II. Le contrôle des conditions d’engagement de la responsabilité étatique
A. La validité nuancée des mesures d’assainissement et des actes de l’Autorité bancaire
La suspension des paiements constitue une mesure d’assainissement légitime si elle respecte les exigences de proportionnalité imposées par la Charte des droits fondamentaux de l’Union. Les autorités nationales disposent d’une marge de manœuvre pour stabiliser la situation financière d’une banque, à condition de ne pas porter une atteinte excessive au droit de propriété. La Cour précise qu’une telle mesure « constitue une ingérence injustifiée et disproportionnée » si des solutions moins contraignantes permettaient d’atteindre les mêmes objectifs de sauvegarde financière. Parallèlement, le juge examine la validité d’une recommandation de l’Autorité bancaire européenne concernant la situation de l’établissement de crédit à l’origine du litige national. La Cour invalide cet acte en ce qu’il assimilait abusivement une mesure de surveillance spéciale à un constat formel d’indisponibilité des dépôts bancaires. Ce contrôle de validité garantit que les recommandations administratives ne dénaturent pas les concepts juridiques définis par les directives européennes.
B. L’encadrement européen de l’autonomie procédurale des États
Le droit de l’Union s’oppose fermement aux conditions nationales de responsabilité qui exigeraient la preuve du caractère intentionnel du dommage causé par l’administration.
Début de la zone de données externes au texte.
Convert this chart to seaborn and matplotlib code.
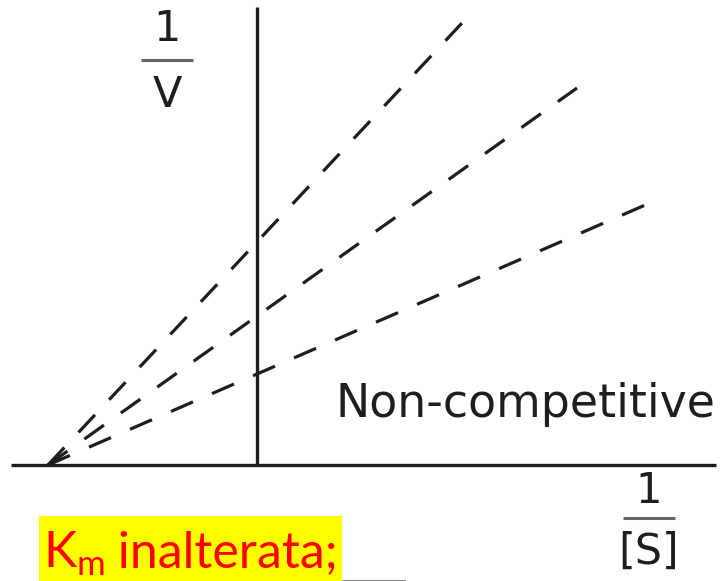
import numpy as np
import pandas as pd
import matplotlib
matplotlib.use("Agg")
import matplotlib.pyplot as plt
from matplotlib.patches import Rectangle
import seaborn as sns

sns.set_theme(style="white")
plt.rcParams["font.family"] = ["DejaVu Sans"]

# Lineweaver-Burk, non-competitive inhibition (x = 1/[S], y = 1/V)
neg_inv_km = -2.09                      # common x-intercept (-1/Km)
inhibitor = ["none", "low", "high"]
x_end = [4.02, 3.20, 2.05]              # where each dashed line stops
y_end = [2.66, 3.77, 4.42]

x_axis_span = [-2.46, 4.59]
y_axis_span = [0.0, 4.58]

rows = []
for name, xe, ye in zip(inhibitor, x_end, y_end):
    rows.append({"inhibitor": name, "inv_s": neg_inv_km, "inv_v": 0.0})
    rows.append({"inhibitor": name, "inv_s": xe, "inv_v": ye})
df = pd.DataFrame(rows)

fig = plt.figure(figsize=(7.21, 5.81), dpi=100)
ax = fig.add_axes([0, 0, 1, 1])
ax.set_xlim(-2.57, 4.64)
ax.set_ylim(-1.16, 4.65)
ax.axis("off")

ink = "#1e1e1e"

# axes drawn as plain lines through the origin
ax.hlines(0, x_axis_span[0], x_axis_span[1], color=ink, lw=2.4, zorder=3)
ax.vlines(0, y_axis_span[0], y_axis_span[1], color=ink, lw=2.4, zorder=3)

for name in inhibitor:
    sub = df[df["inhibitor"] == name]
    sns.lineplot(data=sub, x="inv_s", y="inv_v", ax=ax, color=ink, lw=2.3,
                 linestyle=(0, (7.5, 6.5)), legend=False, estimator=None)

# axis labels as stacked fractions
ax.text(-0.90, 4.36, "1", ha="center", va="center", fontsize=31, color=ink)
ax.hlines(4.05, -1.16, -0.64, color="#666666", lw=2.2)
ax.text(-0.90, 3.70, "V", ha="center", va="center", fontsize=31, color=ink)

ax.text(3.92, -0.26, "1", ha="center", va="center", fontsize=30, color=ink)
ax.hlines(-0.53, 3.66, 4.18, color="#666666", lw=2.2)
ax.text(3.92, -0.87, "[S]", ha="center", va="center", fontsize=31, color=ink)

ax.text(0.79, 0.48, "Non-competitive", ha="left", va="baseline",
        fontsize=33, color=ink)

# highlighted note at the bottom
ax.add_patch(Rectangle((39 / 721, 0), (342 - 39) / 721, (581 - 516) / 581,
                       transform=ax.transAxes, facecolor="#ffff00",
                       edgecolor="none", zorder=1))
ax.plot([342 / 721, 405 / 721], [1.5 / 581, 1.5 / 581], transform=ax.transAxes,
        color="#888888", lw=0.8)

note_font = ["Lato", "DejaVu Sans"]
note_y = -1.02
k = ax.text(-2.14, note_y, "K", ha="left", va="baseline", fontsize=36,
            color="#ff0000", family=note_font, zorder=4)
fig.canvas.draw()
inv = ax.transData.inverted()
k_right = inv.transform(k.get_window_extent().p1)[0]
m = ax.text(k_right + 0.005, note_y - 0.08, "m", ha="left", va="baseline",
            fontsize=25, color="#ff0000", family=note_font, zorder=4)
fig.canvas.draw()
m_right = inv.transform(m.get_window_extent().p1)[0]
ax.text(m_right, note_y, " inalterata;", ha="left", va="baseline",
        fontsize=36, color="#ff0000", family=note_font, zorder=4)

fig.savefig("out.png", dpi=100)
Le principe d’effectivité impose que la réparation soit accessible dès lors qu’une violation suffisamment caractérisée d’une règle conférant des droits aux particuliers est établie par le requérant. La Cour juge ainsi qu’une réglementation « s’oppose à une réglementation nationale qui subordonne le droit des particuliers d’obtenir réparation… à la condition tirée du caractère intentionnel du dommage ». L’obligation d’annulation préalable de l’acte illégal ne peut pas non plus être opposée au déposant si cette voie de recours lui est concrètement fermée. Le régime de responsabilité de l’État doit rester conforme aux standards européens afin de garantir une protection juridictionnelle réelle contre les manquements administratifs. Les principes d’équivalence et d’effectivité interdisent de rendre pratiquement impossible l’exercice des droits que les justiciables tirent de l’ordre juridique de l’Union.